▸ **OBJECTIVE**
Locate the word "LaTeX" in the data below, then copy every line that holds it.

▸ **INPUT RECORDS**
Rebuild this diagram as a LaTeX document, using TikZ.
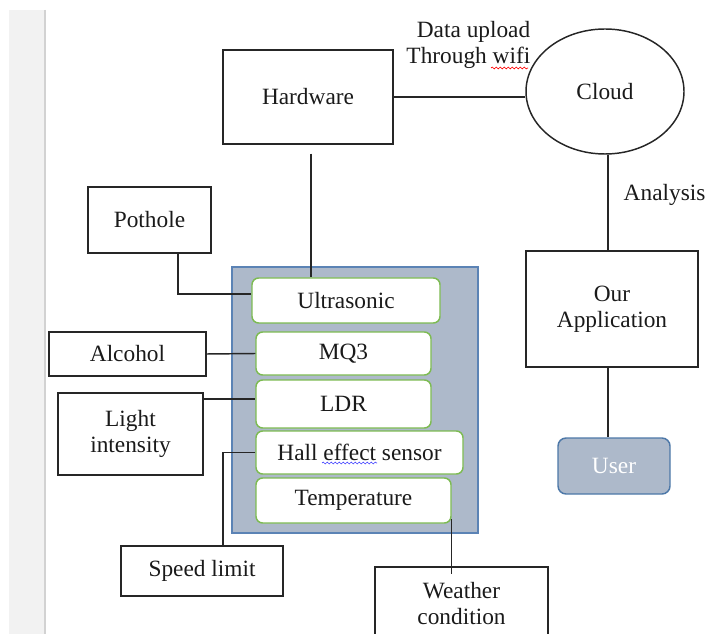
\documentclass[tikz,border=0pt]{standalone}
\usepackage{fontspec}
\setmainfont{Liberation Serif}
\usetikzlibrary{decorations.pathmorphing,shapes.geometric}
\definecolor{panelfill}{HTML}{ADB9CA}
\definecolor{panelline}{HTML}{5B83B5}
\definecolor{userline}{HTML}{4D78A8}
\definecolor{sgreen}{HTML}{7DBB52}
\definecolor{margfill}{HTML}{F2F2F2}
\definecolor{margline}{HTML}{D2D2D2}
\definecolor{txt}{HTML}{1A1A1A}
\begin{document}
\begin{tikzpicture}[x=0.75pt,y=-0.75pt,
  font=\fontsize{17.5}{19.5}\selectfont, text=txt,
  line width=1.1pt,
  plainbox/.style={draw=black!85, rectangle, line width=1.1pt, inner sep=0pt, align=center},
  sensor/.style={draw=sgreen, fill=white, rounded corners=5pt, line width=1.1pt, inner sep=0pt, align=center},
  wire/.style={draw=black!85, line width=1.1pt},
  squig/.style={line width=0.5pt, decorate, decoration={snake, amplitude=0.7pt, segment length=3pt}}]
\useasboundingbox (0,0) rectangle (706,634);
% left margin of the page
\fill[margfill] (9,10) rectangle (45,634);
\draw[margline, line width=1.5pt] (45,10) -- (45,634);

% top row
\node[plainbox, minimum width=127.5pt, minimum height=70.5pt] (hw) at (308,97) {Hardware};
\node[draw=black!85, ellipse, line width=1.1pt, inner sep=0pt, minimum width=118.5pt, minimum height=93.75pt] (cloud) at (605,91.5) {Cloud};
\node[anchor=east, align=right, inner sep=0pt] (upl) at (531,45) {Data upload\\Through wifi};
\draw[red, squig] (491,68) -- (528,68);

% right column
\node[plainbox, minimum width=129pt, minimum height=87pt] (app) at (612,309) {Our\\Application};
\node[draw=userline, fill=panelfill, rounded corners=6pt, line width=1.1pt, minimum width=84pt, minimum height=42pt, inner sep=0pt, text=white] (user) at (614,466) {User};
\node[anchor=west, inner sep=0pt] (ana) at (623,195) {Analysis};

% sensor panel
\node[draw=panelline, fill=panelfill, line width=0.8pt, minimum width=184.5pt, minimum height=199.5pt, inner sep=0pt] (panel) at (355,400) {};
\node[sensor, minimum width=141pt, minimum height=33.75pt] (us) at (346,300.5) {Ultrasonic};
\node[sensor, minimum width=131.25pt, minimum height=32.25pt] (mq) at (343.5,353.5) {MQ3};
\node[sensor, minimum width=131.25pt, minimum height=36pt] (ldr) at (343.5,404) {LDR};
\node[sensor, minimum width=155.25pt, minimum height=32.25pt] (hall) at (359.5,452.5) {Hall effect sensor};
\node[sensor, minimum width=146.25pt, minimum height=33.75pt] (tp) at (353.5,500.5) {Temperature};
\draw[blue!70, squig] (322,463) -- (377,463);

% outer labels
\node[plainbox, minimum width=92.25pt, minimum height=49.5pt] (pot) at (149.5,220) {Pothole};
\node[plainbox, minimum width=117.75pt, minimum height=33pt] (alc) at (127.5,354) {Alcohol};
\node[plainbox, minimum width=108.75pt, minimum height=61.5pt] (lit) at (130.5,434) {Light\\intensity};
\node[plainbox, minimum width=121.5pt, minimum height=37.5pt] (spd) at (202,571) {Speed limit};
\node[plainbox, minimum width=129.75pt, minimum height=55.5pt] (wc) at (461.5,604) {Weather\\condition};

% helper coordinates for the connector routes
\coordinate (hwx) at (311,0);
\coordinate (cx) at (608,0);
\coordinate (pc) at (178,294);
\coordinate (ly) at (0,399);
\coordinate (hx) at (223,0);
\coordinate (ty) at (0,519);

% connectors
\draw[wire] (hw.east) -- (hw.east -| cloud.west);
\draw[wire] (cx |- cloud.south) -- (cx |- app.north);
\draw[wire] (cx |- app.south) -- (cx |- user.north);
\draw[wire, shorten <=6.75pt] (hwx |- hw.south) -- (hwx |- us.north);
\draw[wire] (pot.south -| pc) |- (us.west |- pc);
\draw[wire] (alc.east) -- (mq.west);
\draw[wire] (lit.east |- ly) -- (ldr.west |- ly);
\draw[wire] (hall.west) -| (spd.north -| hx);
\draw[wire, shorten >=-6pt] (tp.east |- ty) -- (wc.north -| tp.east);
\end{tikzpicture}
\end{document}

* * *

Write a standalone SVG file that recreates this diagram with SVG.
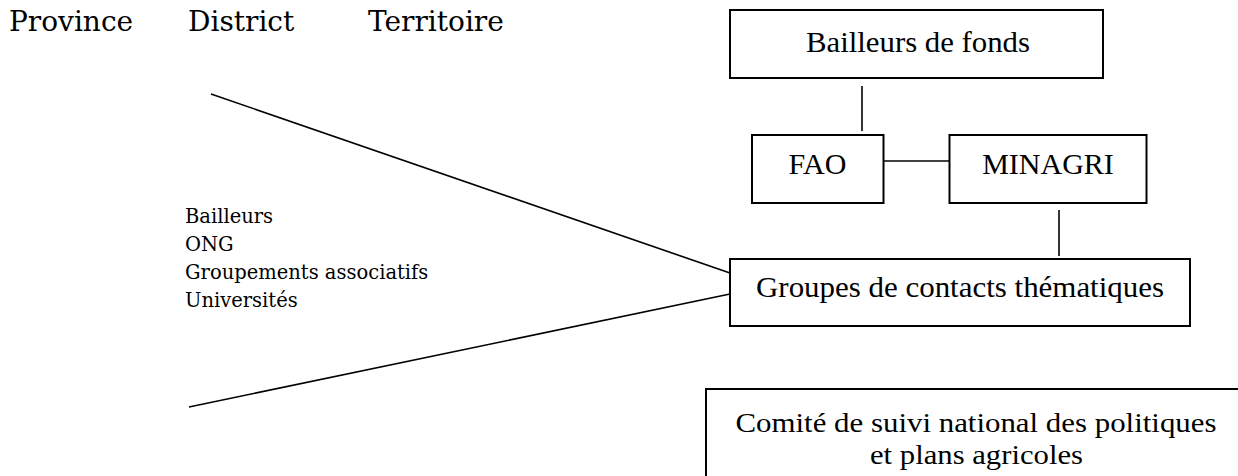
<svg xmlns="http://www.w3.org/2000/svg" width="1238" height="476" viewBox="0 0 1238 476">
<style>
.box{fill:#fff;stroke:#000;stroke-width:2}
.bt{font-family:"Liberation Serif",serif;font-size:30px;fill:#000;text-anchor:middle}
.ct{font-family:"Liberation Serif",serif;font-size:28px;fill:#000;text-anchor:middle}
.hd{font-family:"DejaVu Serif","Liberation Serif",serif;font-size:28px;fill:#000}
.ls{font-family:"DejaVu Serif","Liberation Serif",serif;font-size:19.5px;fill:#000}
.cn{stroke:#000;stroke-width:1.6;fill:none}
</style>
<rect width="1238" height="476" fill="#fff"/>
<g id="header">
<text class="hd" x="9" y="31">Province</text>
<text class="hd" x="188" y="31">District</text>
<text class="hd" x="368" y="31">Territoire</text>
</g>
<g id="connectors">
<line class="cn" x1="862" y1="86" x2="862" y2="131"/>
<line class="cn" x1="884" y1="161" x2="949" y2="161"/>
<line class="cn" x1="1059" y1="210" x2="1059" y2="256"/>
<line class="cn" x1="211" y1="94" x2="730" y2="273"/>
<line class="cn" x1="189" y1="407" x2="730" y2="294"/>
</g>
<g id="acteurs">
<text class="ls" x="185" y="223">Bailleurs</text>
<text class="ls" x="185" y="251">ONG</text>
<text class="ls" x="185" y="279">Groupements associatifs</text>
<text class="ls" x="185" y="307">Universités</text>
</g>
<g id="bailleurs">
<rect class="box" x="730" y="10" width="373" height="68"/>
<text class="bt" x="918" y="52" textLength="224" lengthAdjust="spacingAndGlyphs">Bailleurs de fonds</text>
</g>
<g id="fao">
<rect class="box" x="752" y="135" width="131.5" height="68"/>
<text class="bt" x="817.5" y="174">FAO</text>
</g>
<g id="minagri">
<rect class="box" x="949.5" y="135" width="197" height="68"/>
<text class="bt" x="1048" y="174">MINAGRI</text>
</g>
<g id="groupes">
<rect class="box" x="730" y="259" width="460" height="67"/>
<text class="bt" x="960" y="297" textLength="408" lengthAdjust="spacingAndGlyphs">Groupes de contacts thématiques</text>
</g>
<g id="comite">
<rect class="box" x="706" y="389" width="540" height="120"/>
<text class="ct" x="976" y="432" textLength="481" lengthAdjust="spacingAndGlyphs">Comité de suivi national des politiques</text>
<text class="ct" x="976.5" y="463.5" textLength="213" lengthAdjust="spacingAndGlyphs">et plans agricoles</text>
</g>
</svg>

==

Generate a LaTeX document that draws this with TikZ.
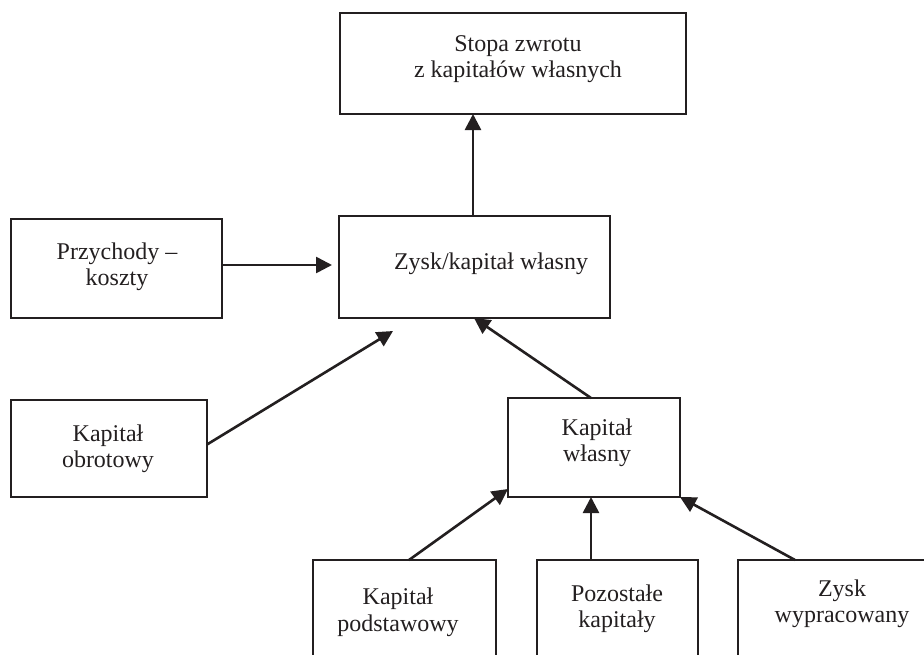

▸ **EXERCISE OUTPUT**
Rebuild this diagram as a LaTeX document, using TikZ.
Generate a LaTeX document that draws this with TikZ.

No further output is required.